> TASK REQUIREMENTS
Filter the data for lines with the word "this", then copy every line so identified.

> DATA SECTION
#####

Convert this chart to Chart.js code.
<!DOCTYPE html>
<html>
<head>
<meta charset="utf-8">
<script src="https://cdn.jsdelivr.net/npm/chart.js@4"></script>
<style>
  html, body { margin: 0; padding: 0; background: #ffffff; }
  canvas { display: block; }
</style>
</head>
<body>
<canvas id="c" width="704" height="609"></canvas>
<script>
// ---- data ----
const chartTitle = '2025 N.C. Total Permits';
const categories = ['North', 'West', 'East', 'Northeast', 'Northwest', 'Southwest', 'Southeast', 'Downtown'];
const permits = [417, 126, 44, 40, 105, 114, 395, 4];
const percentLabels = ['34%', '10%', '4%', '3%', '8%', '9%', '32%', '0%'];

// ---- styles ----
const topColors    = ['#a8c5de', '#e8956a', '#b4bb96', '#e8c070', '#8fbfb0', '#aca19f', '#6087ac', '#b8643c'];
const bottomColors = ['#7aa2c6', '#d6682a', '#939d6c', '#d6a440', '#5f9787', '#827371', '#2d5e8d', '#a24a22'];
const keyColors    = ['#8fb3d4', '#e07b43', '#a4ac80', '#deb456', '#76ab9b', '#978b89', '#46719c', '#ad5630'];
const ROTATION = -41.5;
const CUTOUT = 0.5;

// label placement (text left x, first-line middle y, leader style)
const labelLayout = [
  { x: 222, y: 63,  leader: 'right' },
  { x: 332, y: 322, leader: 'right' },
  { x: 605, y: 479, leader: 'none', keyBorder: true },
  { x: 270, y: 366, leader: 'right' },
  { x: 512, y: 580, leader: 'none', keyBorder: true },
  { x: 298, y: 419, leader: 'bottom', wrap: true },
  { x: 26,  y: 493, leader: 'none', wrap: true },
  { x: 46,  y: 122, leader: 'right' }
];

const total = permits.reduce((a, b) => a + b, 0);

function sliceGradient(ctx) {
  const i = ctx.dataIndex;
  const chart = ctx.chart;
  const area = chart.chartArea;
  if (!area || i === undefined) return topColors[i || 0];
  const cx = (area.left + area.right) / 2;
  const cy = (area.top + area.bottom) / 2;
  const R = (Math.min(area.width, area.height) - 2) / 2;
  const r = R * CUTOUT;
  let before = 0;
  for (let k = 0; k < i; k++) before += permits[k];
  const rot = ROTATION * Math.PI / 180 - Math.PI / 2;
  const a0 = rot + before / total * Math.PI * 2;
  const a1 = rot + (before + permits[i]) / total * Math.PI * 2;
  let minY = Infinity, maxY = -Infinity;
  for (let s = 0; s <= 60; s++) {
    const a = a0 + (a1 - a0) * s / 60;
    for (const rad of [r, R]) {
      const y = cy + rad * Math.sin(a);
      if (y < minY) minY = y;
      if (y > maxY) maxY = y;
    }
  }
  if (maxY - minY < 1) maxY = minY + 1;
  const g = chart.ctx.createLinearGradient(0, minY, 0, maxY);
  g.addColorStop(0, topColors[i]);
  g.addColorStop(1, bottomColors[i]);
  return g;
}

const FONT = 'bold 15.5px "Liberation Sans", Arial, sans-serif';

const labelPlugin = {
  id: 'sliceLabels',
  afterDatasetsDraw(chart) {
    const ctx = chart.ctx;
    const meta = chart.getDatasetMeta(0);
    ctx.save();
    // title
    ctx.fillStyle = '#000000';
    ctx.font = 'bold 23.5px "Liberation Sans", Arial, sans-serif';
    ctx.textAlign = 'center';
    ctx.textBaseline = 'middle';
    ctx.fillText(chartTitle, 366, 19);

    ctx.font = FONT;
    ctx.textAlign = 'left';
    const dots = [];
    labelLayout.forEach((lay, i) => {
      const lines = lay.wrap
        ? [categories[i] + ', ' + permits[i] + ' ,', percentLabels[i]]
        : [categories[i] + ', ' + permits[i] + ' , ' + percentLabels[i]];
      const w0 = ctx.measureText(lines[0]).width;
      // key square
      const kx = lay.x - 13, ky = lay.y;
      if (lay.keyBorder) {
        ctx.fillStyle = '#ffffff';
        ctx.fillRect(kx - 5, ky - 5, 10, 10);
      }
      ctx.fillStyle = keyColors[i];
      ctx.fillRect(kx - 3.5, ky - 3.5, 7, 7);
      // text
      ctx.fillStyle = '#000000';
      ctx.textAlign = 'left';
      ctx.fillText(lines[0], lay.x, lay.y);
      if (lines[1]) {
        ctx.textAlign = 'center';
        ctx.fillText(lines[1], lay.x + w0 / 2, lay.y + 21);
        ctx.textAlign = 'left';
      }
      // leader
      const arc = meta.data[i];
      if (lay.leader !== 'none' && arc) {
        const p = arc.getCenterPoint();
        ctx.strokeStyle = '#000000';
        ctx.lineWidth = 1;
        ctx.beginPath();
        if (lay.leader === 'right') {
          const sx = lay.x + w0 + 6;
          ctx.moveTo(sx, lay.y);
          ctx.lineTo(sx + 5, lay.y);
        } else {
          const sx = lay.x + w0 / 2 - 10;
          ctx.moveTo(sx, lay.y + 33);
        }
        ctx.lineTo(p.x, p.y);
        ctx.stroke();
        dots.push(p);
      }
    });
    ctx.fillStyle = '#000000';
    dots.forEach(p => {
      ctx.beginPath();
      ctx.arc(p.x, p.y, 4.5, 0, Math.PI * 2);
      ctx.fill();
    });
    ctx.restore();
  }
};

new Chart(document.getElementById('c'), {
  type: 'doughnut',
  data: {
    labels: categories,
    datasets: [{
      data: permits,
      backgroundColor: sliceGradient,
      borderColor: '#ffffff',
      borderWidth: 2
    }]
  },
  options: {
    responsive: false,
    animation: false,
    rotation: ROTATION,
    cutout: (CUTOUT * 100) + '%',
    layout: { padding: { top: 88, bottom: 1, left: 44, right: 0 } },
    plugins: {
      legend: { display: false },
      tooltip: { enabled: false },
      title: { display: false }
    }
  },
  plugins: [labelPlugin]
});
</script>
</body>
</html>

#####

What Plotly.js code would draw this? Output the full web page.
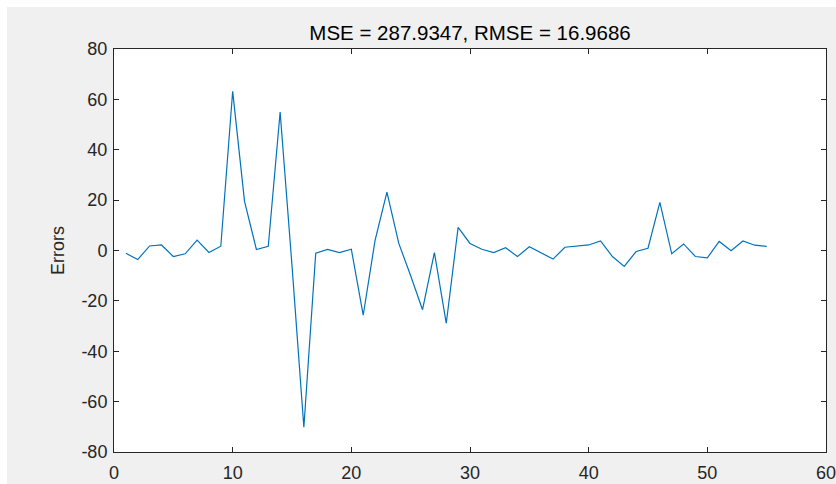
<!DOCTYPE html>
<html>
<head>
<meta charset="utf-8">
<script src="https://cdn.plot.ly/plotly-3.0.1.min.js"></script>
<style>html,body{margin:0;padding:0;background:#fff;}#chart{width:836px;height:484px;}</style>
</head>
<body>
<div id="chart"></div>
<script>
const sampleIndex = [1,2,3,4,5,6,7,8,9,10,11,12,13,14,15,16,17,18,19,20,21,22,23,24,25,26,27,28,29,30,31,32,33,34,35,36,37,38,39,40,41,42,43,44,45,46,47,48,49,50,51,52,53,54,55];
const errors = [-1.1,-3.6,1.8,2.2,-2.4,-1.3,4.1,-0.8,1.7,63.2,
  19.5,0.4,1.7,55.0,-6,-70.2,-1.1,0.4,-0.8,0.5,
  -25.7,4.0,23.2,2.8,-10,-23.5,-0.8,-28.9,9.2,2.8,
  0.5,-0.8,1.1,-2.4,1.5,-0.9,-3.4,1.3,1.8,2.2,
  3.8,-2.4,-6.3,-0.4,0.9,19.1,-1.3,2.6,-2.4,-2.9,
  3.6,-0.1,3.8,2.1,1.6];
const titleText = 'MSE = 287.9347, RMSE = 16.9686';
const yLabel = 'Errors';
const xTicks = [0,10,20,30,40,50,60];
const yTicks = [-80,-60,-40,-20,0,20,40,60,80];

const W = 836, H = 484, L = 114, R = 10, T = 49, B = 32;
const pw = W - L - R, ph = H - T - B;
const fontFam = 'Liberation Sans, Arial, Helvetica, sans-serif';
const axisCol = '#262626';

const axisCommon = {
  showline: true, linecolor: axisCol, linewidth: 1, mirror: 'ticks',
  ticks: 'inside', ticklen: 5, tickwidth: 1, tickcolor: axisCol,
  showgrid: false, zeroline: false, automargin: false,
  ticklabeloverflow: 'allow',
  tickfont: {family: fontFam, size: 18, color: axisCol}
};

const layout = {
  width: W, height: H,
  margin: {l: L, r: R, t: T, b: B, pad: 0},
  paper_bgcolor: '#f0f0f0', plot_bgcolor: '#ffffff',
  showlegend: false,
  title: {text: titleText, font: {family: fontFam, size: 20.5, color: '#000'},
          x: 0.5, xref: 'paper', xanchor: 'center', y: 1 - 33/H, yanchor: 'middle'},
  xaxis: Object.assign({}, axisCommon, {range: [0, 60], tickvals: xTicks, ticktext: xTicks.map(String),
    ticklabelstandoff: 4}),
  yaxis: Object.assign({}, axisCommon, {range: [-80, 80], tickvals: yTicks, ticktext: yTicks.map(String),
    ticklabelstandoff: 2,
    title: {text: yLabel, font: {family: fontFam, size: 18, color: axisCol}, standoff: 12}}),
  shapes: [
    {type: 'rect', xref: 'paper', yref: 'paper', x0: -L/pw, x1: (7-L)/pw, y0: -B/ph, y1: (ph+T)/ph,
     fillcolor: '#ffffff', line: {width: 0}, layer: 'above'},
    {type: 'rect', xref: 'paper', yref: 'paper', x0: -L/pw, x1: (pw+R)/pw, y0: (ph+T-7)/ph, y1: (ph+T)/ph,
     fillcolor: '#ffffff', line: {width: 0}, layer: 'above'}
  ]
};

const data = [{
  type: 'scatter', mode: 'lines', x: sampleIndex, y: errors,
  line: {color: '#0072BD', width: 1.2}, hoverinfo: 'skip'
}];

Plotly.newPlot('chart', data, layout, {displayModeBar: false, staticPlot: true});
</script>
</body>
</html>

#####

> OUTPUT OF THE EXERCISE
Convert this chart to Chart.js code.
What Plotly.js code would draw this? Output the full web page.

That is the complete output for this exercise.